[Charts and diagrams as code]
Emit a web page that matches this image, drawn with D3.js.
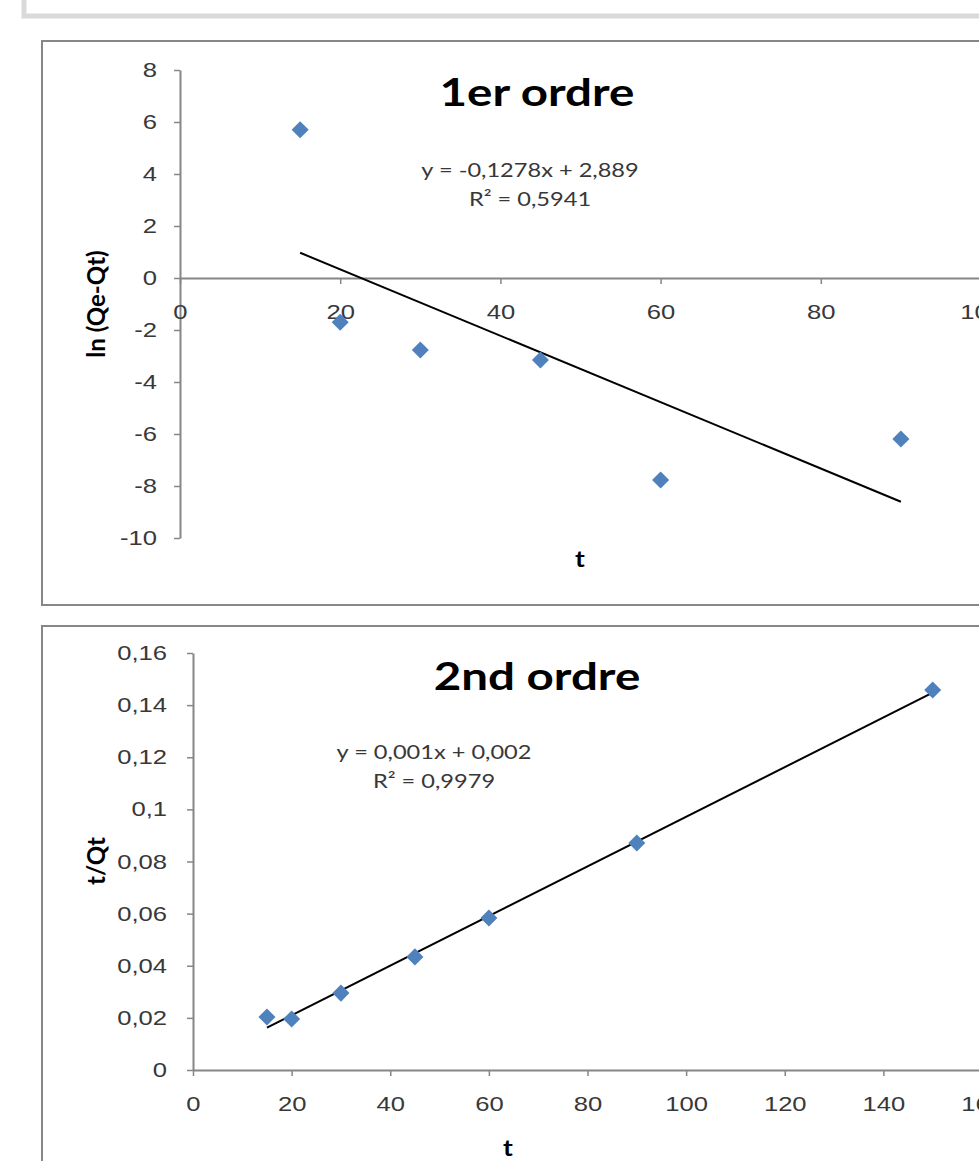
<!DOCTYPE html>
<html>
<head>
<meta charset="utf-8">
<script src="https://cdn.jsdelivr.net/npm/d3@7"></script>
<style>
  body { margin: 0; background: #fff; }
  svg { display: block; font-family: Lato, "Open Sans", sans-serif; }
</style>
</head>
<body>
<div id="chart"></div>
<script>
// ---- data ----
var t1 = [15, 20, 30, 45, 60, 90];
var lnQ = [5.7, -1.7, -2.77, -3.15, -7.77, -6.19];
var t2 = [15, 20, 30, 45, 60, 90, 150];
var tQt = [0.0203, 0.0196, 0.0295, 0.0434, 0.0583, 0.0871, 0.1458];

var y1Ticks = [8, 6, 4, 2, 0, -2, -4, -6, -8, -10];
var x1Ticks = [0, 20, 40, 60, 80, 100];
var y2Ticks = [0, 0.02, 0.04, 0.06, 0.08, 0.1, 0.12, 0.14, 0.16];
var y2Labels = ["0", "0,02", "0,04", "0,06", "0,08", "0,1", "0,12", "0,14", "0,16"];
var x2Ticks = [0, 20, 40, 60, 80, 100, 120, 140, 160];

var titles = ["1er ordre", "2nd ordre"];
var eq1 = ["y = -0,1278x + 2,889", "R² = 0,5941"];
var eq2 = ["y = 0,001x + 0,002", "R² = 0,9979"];

const W = 979, H = 1161;
const SX = 1.25; // the picture is a bit wider than tall, stretch text horizontally
const svg = d3.select('#chart').append('svg').attr('width', W).attr('height', H);

// top grey frame piece
svg.append('rect').attr('x', 24).attr('y', -20).attr('width', 1000).attr('height', 36)
    .attr('fill', 'none').attr('stroke', '#d9d9d9').attr('stroke-width', 5);

// linear regression
function fit(xs, ys) {
    var mx = d3.mean(xs), my = d3.mean(ys);
    var sxy = d3.sum(xs, (x, i) => (x - mx) * (ys[i] - my));
    var sxx = d3.sum(xs, x => (x - mx) * (x - mx));
    var b = sxy / sxx;
    return { b: b, a: my - b * mx };
}

function drawChart(cfg) {
    var g = svg.append('g');
    // chart border
    g.append('rect').attr('x', 42).attr('y', cfg.boxTop).attr('width', 1000).attr('height', cfg.boxH)
        .attr('fill', '#fff').attr('stroke', '#878787').attr('stroke-width', 2);

    var x = d3.scaleLinear().domain(cfg.xDomain).range(cfg.xRange);
    var y = d3.scaleLinear().domain(cfg.yDomain).range(cfg.yRange);

    var yAxis = d3.axisLeft(y).tickValues(cfg.yTicks).tickSize(6)
        .tickSizeOuter(0).tickFormat(cfg.yFormat);
    var ya = g.append('g').attr('transform', 'translate(' + x(0) + ',0)').call(yAxis);

    var xAxis = d3.axisBottom(x).tickValues(cfg.xTicks).tickSize(6).tickPadding(20)
        .tickSizeOuter(0).tickFormat(d => d);
    var xa = g.append('g').attr('transform', 'translate(0,' + y(0) + ')').call(xAxis);

    [ya, xa].forEach(a => {
        a.select('.domain').attr('stroke', '#868686').attr('stroke-width', 2);
        a.selectAll('.tick line').attr('stroke', '#868686').attr('stroke-width', 1.5);
        a.selectAll('.tick text').attr('fill', '#383838').style('font-size', '20.5px')
            .attr('transform', 'scale(' + SX + ',1)');
    });
    ya.selectAll('.tick text').attr('x', -cfg.yGap / SX);

    // trend line
    var f = fit(cfg.xs, cfg.ys);
    var x0 = d3.min(cfg.xs), x1 = d3.max(cfg.xs);
    g.append('line')
        .attr('x1', x(x0)).attr('y1', y(f.a + f.b * x0))
        .attr('x2', x(x1)).attr('y2', y(f.a + f.b * x1))
        .attr('stroke', '#000').attr('stroke-width', 2);

    // markers
    g.selectAll('path.pt').data(cfg.xs).enter().append('path')
        .attr('class', 'pt')
        .attr('d', d3.symbol(d3.symbolSquare, 145))
        .attr('transform', (d, i) => 'translate(' + x(d) + ',' + y(cfg.ys[i]) + ') rotate(45)')
        .attr('fill', '#4f81bd');

    // title
    g.append('text').attr('transform', 'translate(537,' + cfg.titleY + ') scale(1.25,1)')
        .attr('text-anchor', 'middle')
        .style('font-size', '38px').style('font-weight', 'bold').attr('fill', '#000')
        .text(cfg.title);

    // equation
    g.selectAll('text.eq').data(cfg.eq).enter().append('text')
        .attr('class', 'eq')
        .attr('transform', (d, i) => 'translate(' + cfg.eqX + ',' + (cfg.eqY + i * 29) + ') scale(1.18,1)')
        .attr('text-anchor', 'middle').style('font-size', '20px').attr('fill', '#383838')
        .text(d => d);

    // axis titles
    g.append('text').attr('transform', 'translate(' + 105 + ',' + cfg.yLabelY + ') rotate(-90)')
        .attr('text-anchor', 'middle').style('font-size', '24px').style('font-weight', 'bold')
        .text(cfg.yLabel);
    g.append('text').attr('transform', 'translate(' + cfg.tX + ',' + cfg.tY + ') scale(1.15,1)')
        .attr('text-anchor', 'middle')
        .style('font-size', '23px').style('font-weight', 'bold').text('t');
}

drawChart({
    boxTop: 41, boxH: 564,
    xs: t1, ys: lnQ,
    xDomain: [0, 100], xRange: [180, 981],
    yDomain: [-10, 8], yRange: [538, 70],
    yTicks: y1Ticks, xTicks: x1Ticks, yGap: 23,
    yFormat: d => d,
    title: titles[0], titleY: 106,
    eq: eq1, eqX: 530, eqY: 177,
    yLabel: 'ln (Qe-Qt)', yLabelY: 304,
    tX: 580, tY: 567
});

drawChart({
    boxTop: 626, boxH: 600,
    xs: t2, ys: tQt,
    xDomain: [0, 160], xRange: [193, 982],
    yDomain: [0, 0.16], yRange: [1070, 653],
    yTicks: y2Ticks, xTicks: x2Ticks, yGap: 26,
    yFormat: (d, i) => y2Labels[i],
    title: titles[1], titleY: 690,
    eq: eq2, eqX: 434, eqY: 759,
    yLabel: 't/Qt', yLabelY: 861,
    tX: 508, tY: 1156
});
</script>
</body>
</html>
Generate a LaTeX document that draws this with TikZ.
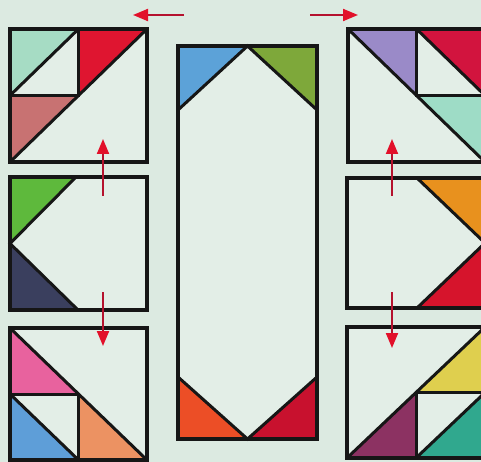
\documentclass[tikz,border=0pt]{standalone}
\usetikzlibrary{arrows.meta}
\definecolor{bg}{HTML}{DCEAE1}
\definecolor{inner}{HTML}{E3EEE7}
\definecolor{ink}{HTML}{161616}
\definecolor{cmint}{HTML}{A6DCC4}
\definecolor{cred}{HTML}{DF1530}
\definecolor{crose}{HTML}{C87272}
\definecolor{cpurple}{HTML}{9A8AC8}
\definecolor{ccrimson}{HTML}{D2143E}
\definecolor{cmint2}{HTML}{9EDCC6}
\definecolor{cgreen}{HTML}{5EB93C}
\definecolor{cnavy}{HTML}{3A3F5E}
\definecolor{corange}{HTML}{E8911E}
\definecolor{cred2}{HTML}{D6142C}
\definecolor{cpink}{HTML}{E8629E}
\definecolor{cblue}{HTML}{5E9ED8}
\definecolor{corange2}{HTML}{EC9262}
\definecolor{cyellow}{HTML}{DFCF4E}
\definecolor{cplum}{HTML}{8C3262}
\definecolor{cteal}{HTML}{30A88E}
\definecolor{cblue2}{HTML}{5CA2D8}
\definecolor{cgreen2}{HTML}{7EA83A}
\definecolor{cored}{HTML}{EC4E26}
\definecolor{cdred}{HTML}{C8112E}
\definecolor{ashaft}{HTML}{B5122E}
\definecolor{atip}{HTML}{E2102A}
\tikzset{
  frame/.style={draw=ink,line width=3.4pt,line join=miter},
  seam/.style={draw=ink,line width=3pt},
  movearrow/.style={draw=ashaft,line width=2pt,
    -{Triangle[length=15pt,width=12pt,color=atip]}}
}
\begin{document}
\begin{tikzpicture}[x=1pt,y=-1pt]
\useasboundingbox (0,0) rectangle (481,462);
\clip (0,0) rectangle (481,462);
\fill[bg] (0,0) rectangle (481,462);

% ---------- top-left block ----------
\fill[inner] (10,29) rectangle (147,162);
\fill[cmint] (10,29) -- (78.5,29) -- (10,95.5) -- cycle;
\fill[cred] (78.5,29) -- (147,29) -- (78.5,95.5) -- cycle;
\fill[crose] (10,95.5) -- (78.5,95.5) -- (10,162) -- cycle;
\draw[seam] (10,162) -- (147,29);
\draw[seam] (78.5,29) -- (78.5,95.5) -- (10,95.5);
\draw[seam] (10,95.5) -- (78.5,29);
\draw[frame] (10,29) rectangle (147,162);

% ---------- top-right block ----------
\fill[inner] (348,29) rectangle (485,162);
\fill[cpurple] (348,29) -- (416.5,29) -- (416.5,95.5) -- cycle;
\fill[ccrimson] (416.5,29) -- (485,29) -- (485,95.5) -- cycle;
\fill[cmint2] (416.5,95.5) -- (485,95.5) -- (485,162) -- cycle;
\draw[seam] (348,29) -- (485,162);
\draw[seam] (416.5,29) -- (416.5,95.5) -- (485,95.5);
\draw[seam] (416.5,29) -- (485,95.5);
\draw[frame] (348,29) rectangle (485,162);

% ---------- middle-left block ----------
\fill[inner] (10,177) rectangle (147,310);
\fill[cgreen] (10,177) -- (76,177) -- (10,243.5) -- cycle;
\fill[cnavy] (10,243.5) -- (10,310) -- (78,310) -- cycle;
\draw[seam] (76,177) -- (10,243.5) -- (78,310);
\draw[frame] (10,177) rectangle (147,310);

% ---------- middle-right block ----------
\fill[inner] (347,178) rectangle (485,308);
\fill[corange] (417,178) -- (485,178) -- (485,243) -- cycle;
\fill[cred2] (485,243) -- (485,308) -- (417,308) -- cycle;
\draw[seam] (417,178) -- (485,243) -- (417,308);
\draw[frame] (347,178) rectangle (485,308);

% ---------- bottom-left block ----------
\fill[inner] (10,328) rectangle (147,460);
\fill[cpink] (10,328) -- (10,394) -- (78.5,394) -- cycle;
\fill[cblue] (10,394) -- (10,460) -- (78.5,460) -- cycle;
\fill[corange2] (78.5,394) -- (78.5,460) -- (147,460) -- cycle;
\draw[seam] (10,328) -- (147,460);
\draw[seam] (10,394) -- (78.5,394) -- (78.5,460);
\draw[seam] (10,394) -- (78.5,460);
\draw[frame] (10,328) rectangle (147,460);

% ---------- bottom-right block ----------
\fill[inner] (347,327) rectangle (485,458);
\fill[cyellow] (416,392.5) -- (485,392.5) -- (485,327) -- cycle;
\fill[cplum] (347,458) -- (416,392.5) -- (416,458) -- cycle;
\fill[cteal] (416,458) -- (485,458) -- (485,392.5) -- cycle;
\draw[seam] (347,458) -- (485,327);
\draw[seam] (416,458) -- (416,392.5) -- (485,392.5);
\draw[seam] (416,458) -- (485,392.5);
\draw[frame] (347,327) rectangle (485,458);

% ---------- centre column ----------
\fill[inner] (178,46) rectangle (317,439);
\fill[cblue2] (178,46) -- (247.5,46) -- (178,110) -- cycle;
\fill[cgreen2] (247.5,46) -- (317,46) -- (317,110) -- cycle;
\fill[cored] (178,377) -- (178,439) -- (247.5,439) -- cycle;
\fill[cdred] (317,377) -- (317,439) -- (247.5,439) -- cycle;
\draw[seam] (178,110) -- (247.5,46) -- (317,110);
\draw[seam] (178,377) -- (247.5,439) -- (317,377);
\draw[frame] (178,46) rectangle (317,439);

% ---------- arrows ----------
\coordinate (aLs) at (184,15); \coordinate (aLe) at (133,15);
\coordinate (aRs) at (310,15); \coordinate (aRe) at (358,15);
\coordinate (uLs) at (103,196); \coordinate (uLe) at (103,139);
\coordinate (uRs) at (392,196); \coordinate (uRe) at (392,139);
\coordinate (dLs) at (103,292); \coordinate (dLe) at (103,346);
\coordinate (dRs) at (392,292); \coordinate (dRe) at (392,348);
\draw[movearrow] (aLs) -- (aLe);
\draw[movearrow] (aRs) -- (aRe);
\draw[movearrow] (uLs) -- (uLe);
\draw[movearrow] (uRs) -- (uRe);
\draw[movearrow] (dLs) -- (dLe);
\draw[movearrow] (dRs) -- (dRe);
\end{tikzpicture}
\end{document}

_To do_
Copy out the lines in which the string "with" appears.

_Problem solution_
Emit a web page that matches this image, drawn with D3.js.
Generate a LaTeX document that draws this with TikZ.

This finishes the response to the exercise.